Lately I've gotten back into bad sleep habits, mostly because it feels like there's not enough time to do everything in one day that I want to do. If I wanted to produce more, a compromise would have to be made. Sleep, exercise, relationships, money, healthy food, one or more would have to be reduced. Traditional art has been fun, but it's all the more slower compared to digital, which had gotten pretty quick once I had the process down. Perhaps that is my compromise.
I used to say that I preferred digital because it took up no space. There was nothing to fill box after box over time. I think that's changed. I've come to appreciate having something you can hold in your hands, see in real life. I enjoy working with the tangible instead of the virtual. Lately I've been searching for sculpture classes. I would love to be able to make things like that.
Career wise I don't know what it is I want anymore. I keep saying I'm not satisfied with where I am, but at the same time I am grateful that I have a job related to my field.

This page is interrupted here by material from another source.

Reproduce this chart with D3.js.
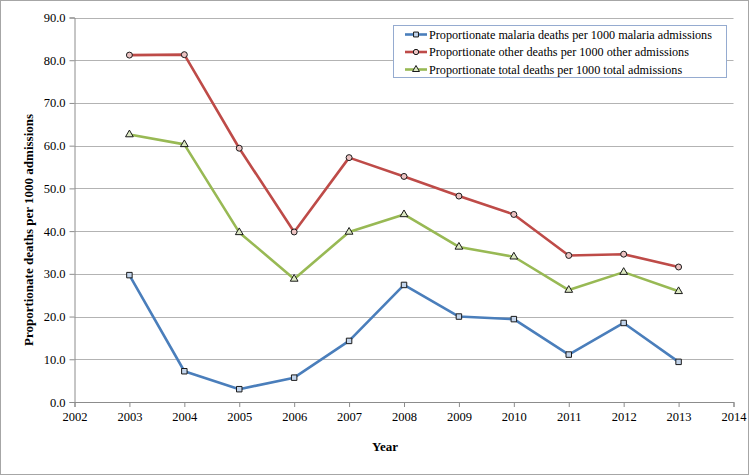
<!DOCTYPE html>
<html><head><meta charset="utf-8">
<script src="https://cdn.jsdelivr.net/npm/d3@7"></script>
<style>
html,body{margin:0;padding:0;background:#fff;}
svg{display:block;}
svg text{font-family:"Liberation Serif","Times New Roman",serif !important;fill:#000;}
</style></head>
<body>
<svg id="chart" width="749" height="475"></svg>
<script>
const years = [2003,2004,2005,2006,2007,2008,2009,2010,2011,2012,2013];
const malaria = [29.7,7.2,3.0,5.7,14.3,27.4,20.0,19.4,11.1,18.5,9.4];
const other = [81.2,81.3,59.4,39.8,57.2,52.8,48.2,43.9,34.3,34.6,31.6];
const total = [62.6,60.3,39.7,28.8,39.8,43.9,36.3,34.0,26.2,30.4,25.9];
const seriesNames = [
  "Proportionate malaria deaths per 1000 malaria admissions",
  "Proportionate other deaths per 1000 other admissions",
  "Proportionate total deaths per 1000 total admissions"
];
const xTicks = [2002,2003,2004,2005,2006,2007,2008,2009,2010,2011,2012,2013,2014];
const yTicks = [0,10,20,30,40,50,60,70,80,90];
const yTitle = "Proportionate deaths per 1000 admissions";
const xTitle = "Year";

const colors = ["#4A7EBB","#BE4B48","#98B954"];
const fills = ["#c3d5ec","#ecc3c2","#dde9c4"];
const shapes = [d3.symbolSquare, d3.symbolCircle, d3.symbolTriangle];
const sizes = [30, 28, 26];
const seriesVals = [malaria, other, total];
const SERIF = '"Liberation Serif","Times New Roman",serif';

const svg = d3.select("#chart");
svg.append("rect").attr("x",0.5).attr("y",0.5).attr("width",748).attr("height",474)
  .attr("fill","#fff").attr("stroke","#a6a6a6");

const x = d3.scaleLinear().domain([2002,2014]).range([74.5,733.5]);
const y = d3.scaleLinear().domain([0,90]).range([402,17.5]);

// gridlines
svg.append("g").selectAll("line").data(yTicks.filter(d=>d>0)).join("line")
  .attr("x1",x(2002)).attr("x2",x(2014))
  .attr("y1",d=>Math.round(y(d))+0.5).attr("y2",d=>Math.round(y(d))+0.5)
  .attr("stroke","#b3b3b3").attr("stroke-width",1);

// y axis
const yAxis = svg.append("g").attr("transform",`translate(${x(2002)},0)`)
  .call(d3.axisLeft(y).tickValues(yTicks).tickFormat(d3.format(".1f")).tickSize(5).tickPadding(4));
yAxis.attr("font-family",SERIF).attr("font-size",12.5);
yAxis.select(".domain").attr("stroke","#8c8c8c");
yAxis.selectAll(".tick line").attr("stroke","#8c8c8c");
yAxis.selectAll("text").style("font-family",SERIF).style("font-size","12.5px");

// x axis
const xAxis = svg.append("g").attr("transform",`translate(0,${y(0)})`)
  .call(d3.axisBottom(x).tickValues(xTicks).tickFormat(d3.format("d")).tickSize(5).tickPadding(5));
xAxis.attr("font-family",SERIF).attr("font-size",12.5);
xAxis.select(".domain").attr("stroke","#8c8c8c");
xAxis.selectAll(".tick line").attr("stroke","#8c8c8c");
xAxis.selectAll("text").style("font-family",SERIF).style("font-size","12.5px");

// axis titles
svg.append("text").attr("transform","translate(33,230) rotate(-90)")
  .attr("text-anchor","middle").attr("font-weight","bold").style("font-size","13px")
  .text(yTitle);
svg.append("text").attr("x",385).attr("y",451).attr("text-anchor","middle")
  .attr("font-weight","bold").style("font-size","13px").text(xTitle);

// lines
const line = d3.line().x((d,i)=>x(years[i])).y(d=>y(d));
seriesVals.forEach((vals,k)=>{
  svg.append("path").datum(vals).attr("d",line).attr("fill","none")
    .attr("stroke",colors[k]).attr("stroke-width",2.6).attr("stroke-linejoin","round");
});
seriesVals.forEach((vals,k)=>{
  svg.append("g").selectAll("path").data(vals).join("path")
    .attr("d",d3.symbol().type(shapes[k]).size(sizes[k]))
    .attr("transform",(d,i)=>`translate(${x(years[i])},${y(d)})`)
    .attr("fill",fills[k]).attr("stroke","#1a1a1a").attr("stroke-width",1);
});

// legend
const lg = svg.append("g");
lg.append("rect").attr("x",393.5).attr("y",25.5).attr("width",333).attr("height",52)
  .attr("fill","#fff").attr("stroke","#95abd0");
seriesNames.forEach((name,k)=>{
  const cy = 34.5 + k*17.5;
  lg.append("line").attr("x1",405).attr("x2",427).attr("y1",cy).attr("y2",cy)
    .attr("stroke",colors[k]).attr("stroke-width",2.6);
  lg.append("path").attr("d",d3.symbol().type(shapes[k]).size(sizes[k]*0.8))
    .attr("transform",`translate(416,${cy})`).attr("fill",fills[k]).attr("stroke","#1a1a1a").attr("stroke-width",1);
  lg.append("text").attr("x",429).attr("y",cy+4.3).style("font-size","12.2px").text(name);
});
</script>
</body></html>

Yet when I think about the idea of doing what I do for fun as a commission for someone else, I see no joy in that. These are intrinsic and must stay that way, though I don't see the harm in letting others have them once they're finished. I don't want to work for a company or a studio. I just want to do this. I've heard several people in my life give the mindset that their job gives them purpose, that they wouldn't know what to do if left to their own devices for too long. I have never had such a problem.